El hombre rico no se había preparado, en esta vida, para el encuentro con Dios. Todos sus intereses estaban centrados en el sistema mundano. Solamente en el aquí y ahora de la autocomplacencia. Seguramente para aquello que, posteriormente, el apóstol Juan señaló diciendo: “Y éstas son las cosas que el mundo nos ofrece: los malos deseos, la ambición de tener todo lo que vemos, y el orgullo de poseer muchas riquezas” (1 Juan 2:16b, TLA). Ahora el rico se encuentra con que está separado de la presencia y del consuelo divinos. Se ve a sí mismo en un lugar de sufrimiento. “La tortilla se ha volteado”. Observa que ahora es Lázaro el que disfruta y goza. Aquel a quien seguramente tuvo oportunidad de hacer el bien y, por lo que parece, lo ignoró.

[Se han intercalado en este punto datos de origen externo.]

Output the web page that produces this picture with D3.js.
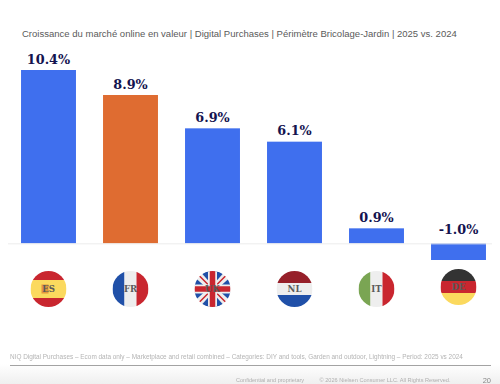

Más allá de las consabidas preguntas acerca de la vida más allá de la muerte, o acerca del cómo sería esa forma de existencia y de conciencia. En los Evangelios se nos propone vivir en conformidad al deseo de Dios. Y todo indica que el primer deseo de Dios es que aprendamos a amarle por sobre todo. Esto implica reconocerle, temerle, honrarle y servirle. Solo de esta manera nuestros oídos le pondrán atención a lo que dicen “los profetas de Dios”, y, por sobre todo, a lo que nos dice Jesús, el enviado del Padre. De otro modo, imposible. Ni que un muerto resucite impactará los corazones de quienes están ciegos y sordos para con los asuntos del Reino de Dios. Por su parte, nuestro Señor enseñó que Él se marcharía al lugar de donde provino (junto a la gloria del Padre) y que iría a preparar lugar para que los le pertenecen y se ciñen a sus mandatos estén con Él (Juan 14:3). Esto está en concordancia con la enseñanza de esta parábola.


No estaría demás aprender también que, si en la vida somos premiados con bienes, posesiones y riquezas las usemos para honrar a Dios y para beneficio significativo del prójimo, ya que no somos más que simples administradores de cosas que, en verdad, no son nuestras y que no nos acompañarán al terminar esta vida (1 Timoteo 6:17).


Solo a Dios la gloria. Su consiervo, Valmore Amarís.